The rise of social media has helped end one of the longest streaks in Super Bowl history - Pepsi won't have a televised commercial during the big game for the first time in 23 years.

Instead of paying millions of dollars for 30 seconds of airtime, the soft drink giant is pouring resources into an online social-networking campaign designed to engage and interact with customers for months.

It's a move that raised eyebrows among traditional media watchers, but social media experts say Pepsi has called the right play for a rapidly changing advertising game in which consumers are becoming the mass media that carry the message.

And relying on standard TV, print or online banner ads may no longer be enough.

"People are expecting the same interactivity, the same engagement that they're finding when they use Facebook or when they are Twittering," said social-media marketing consultant Carnet Williams, founder of Sprout Inc. of San Francisco.

The Super Bowl telecast is considered the top advertising opportunity of the year on American television. For Sunday's Super Bowl XLIV between the Indianapolis Colts and the New Orleans Saints, CBS-TV was reportedly asking as much as $3 million for a 30-second spot.
Joining conversation

Yet the growing prominence of social networks like Facebook and Twitter is causing advertisers to look beyond broadcasting its brand once or twice to 100 million people to joining the conversation stream emanating from the audience itself.

Several Super Bowl advertisers are incorporating social media into their commercials. Budweiser, for example, asked voters on its Facebook page to vote for which commercials to air during the game, while Monster.com's Facebook page featured video of a fiddling beaver that is scheduled to star in the online job company's Super Bowl ad.
Coke's donation

And Pepsi's archrival, Coca-Cola, is donating $1 to the Boys and Girls Clubs of America for every virtual Coke gift that Facebook fans send to their friends.

But PepsiCo Inc., which reportedly spent $254 million on Super Bowl commercials over the past two decades, decided not to run any soft drink spots during the game, although the company will continue to pitch its Doritos snack food brand.
Online campaign

Instead, it launched an online campaign on Monday called the Pepsi Refresh Project, pledging to donate more than $1 million in February alone to social causes and community projects nominated and selected in a vote by fans.

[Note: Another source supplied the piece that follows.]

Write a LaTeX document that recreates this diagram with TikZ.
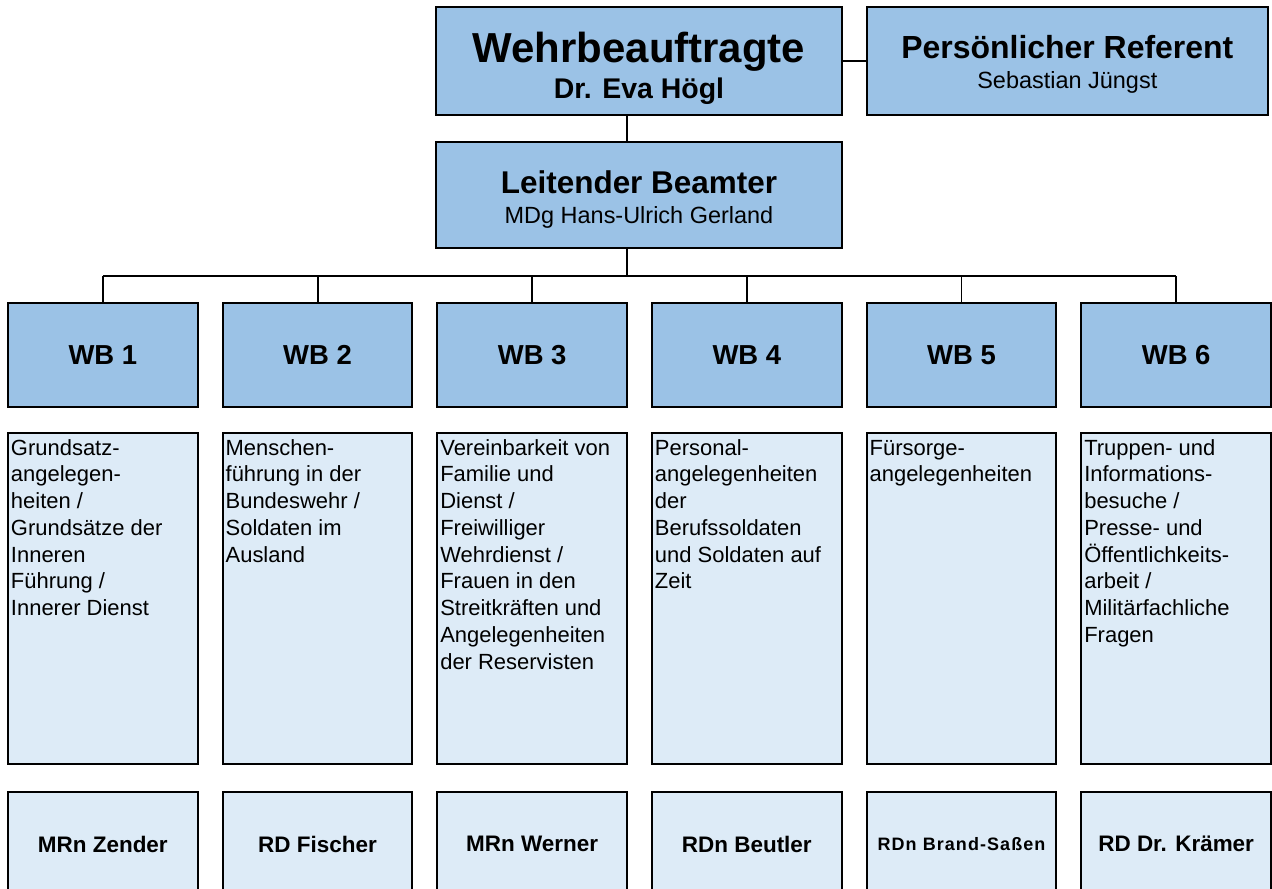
\documentclass[tikz,border=0pt]{standalone}
\usepackage{fontspec}
\setmainfont{Liberation Sans}
\usetikzlibrary{positioning, calc}
\definecolor{wbblue}{RGB}{155,194,230}
\definecolor{wblight}{RGB}{221,235,247}
\newcommand{\wbtasks}[1]{\parbox[t][325pt][t]{184pt}{\fontsize{22}{26.8}\selectfont\raggedright\strut #1}}

\begin{document}
\begin{tikzpicture}[x=1pt, y=-1pt,
  orgbox/.style={draw=black, line width=2pt, fill=wbblue, inner sep=0pt, align=center},
  topbox/.style={orgbox, minimum height=108pt},
  unitbox/.style={orgbox, minimum width=190pt, minimum height=105pt, font=\fontsize{27.5}{30}\selectfont\bfseries},
  taskbox/.style={draw=black, line width=2pt, fill=wblight, inner sep=3pt, anchor=north},
  namebox/.style={draw=black, line width=2pt, fill=wblight, minimum width=190pt, minimum height=105pt, inner sep=0pt, font=\fontsize{22.5}{26}\selectfont\bfseries},
  link/.style={draw=black, line width=2pt}
]
\useasboundingbox (0,0) rectangle (1274,890);

% Leitung
\node[topbox, minimum width=406pt, font=\fontsize{28.5}{36}\selectfont\bfseries] (chief) at (640,61)
  {{\fontsize{42}{36}\selectfont\rule{0pt}{45pt}Wehrbeauftragte}\\Dr. Eva Högl};
\node[topbox, minimum width=402pt, font=\fontsize{23.5}{30}\selectfont] (aide) at (1069,61)
  {{\fontsize{32}{30}\selectfont\bfseries\rule{0pt}{29.5pt}Persönlicher Referent}\\Sebastian Jüngst};
\node[topbox, minimum width=406pt, minimum height=106pt, font=\fontsize{23.5}{30}\selectfont] (head) at (640,195)
  {{\fontsize{31.5}{30}\selectfont\bfseries\rule{0pt}{32pt}Leitender Beamter}\\MDg Hans-Ulrich Gerland};

\coordinate (spine) at (628,276);

% Referate
\foreach \i/\who in {1/MRn Zender, 2/RD Fischer, 3/MRn Werner, 4/RDn Beutler,
    5/{\fontsize{18}{20}\selectfont\addfontfeature{LetterSpace=6}RDn Brand-Saßen}, 6/RD Dr. Krämer} {
  \node[unitbox] (wb\i) at ({103+215*(\i-1)},355.5) {WB \i};
  \node[namebox] (name\i) at ({103+215*(\i-1)},845.5) {\who};
}

\node[taskbox] (task1) at (103,433) {\wbtasks{Grundsatz-\\angelegen-\\heiten /\\Grundsätze der\\Inneren\\Führung /\\Innerer Dienst}};
\node[taskbox] (task2) at (318,433) {\wbtasks{Menschen-\\führung in der\\Bundeswehr /\\Soldaten im\\Ausland}};
\node[taskbox] (task3) at (533,433) {\wbtasks{Vereinbarkeit von\\Familie und\\Dienst /\\Freiwilliger\\Wehrdienst /\\Frauen in den\\Streitkräften und\\Angelegenheiten\\der Reservisten}};
\node[taskbox] (task4) at (748,433) {\wbtasks{Personal-\\angelegenheiten\\der\\Berufssoldaten\\und Soldaten auf\\Zeit}};
\node[taskbox] (task5) at (963,433) {\wbtasks{Fürsorge-\\angelegenheiten}};
\node[taskbox] (task6) at (1178,433) {\wbtasks{Truppen- und\\Informations-\\besuche /\\Presse- und\\Öffentlichkeits-\\arbeit /\\Militärfachliche\\Fragen}};

% Linien
\draw[link] (chief.east) -- (aide.west);
\draw[link] (chief.south -| spine) -- (head.north -| spine);
\draw[link] (head.south -| spine) -- (spine);
\draw[link] (wb1.north |- spine) -- (wb6.north |- spine);
\foreach \i in {1,...,6}
  \draw[link] (wb\i.north) -- (wb\i.north |- spine);
\end{tikzpicture}
\end{document}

Pepsi is committing about $20 million in donations through the end of this year, with a new round of voting each month.

"The project is about creating a movement, not just a moment," said Bonin Bough, PepsiCo's global director of digital and social media.

A key component is a Facebook page that by Friday had more than 342,000 fans. Pepsi is also using Twitter, live Ustream video and an iPhone application.

Pepsi hopes those fans will vote, post comments and passionately promote their favorite causes - and along the way, the Pepsi brand - within their own networks of friends.

"They allow us to build deeper relationships and deeper dialogue with our customers," Bough said. With digital media, he said, "consumers are using it in totally different ways than advertisers ever expected them to."

Among the early top vote-getters was an organization hoping to ship 5,000 Girl Scout Cookies to military troops and another offering to send a care package to needy expectant parents. Movie stars Demi Moore and Kevin Bacon posted videos promoting their own favorite causes, which stand to win a $250,000 Pepsi grant.

Bough said more than 1,000 causes for February were nominated in the campaign's first 72 hours and Pepsi has already reached the maximum number of submissions for March.
Praising decision

Jessica Ong, director of online media and search for the Internet traffic measurement company Compete Inc., said Pepsi made the right decision to shift ad dollars away from the Super Bowl and to social media.

"It's really a good example of content that gives consumers incentives to come back and interact with the site," Ong said. "It is going to open the eyes and ears of those working at other brands to consider online channels."

Ong said she examined the response to Pepsi's sponsorship of NFL.com's Rookie of the Week voting during the regular season. People exposed to the sponsored site were far more likely to visit a Pepsi site, including RefreshEverything.com.

And more than 83 percent visited Pepsi sites instead of those of rival Coke, she said.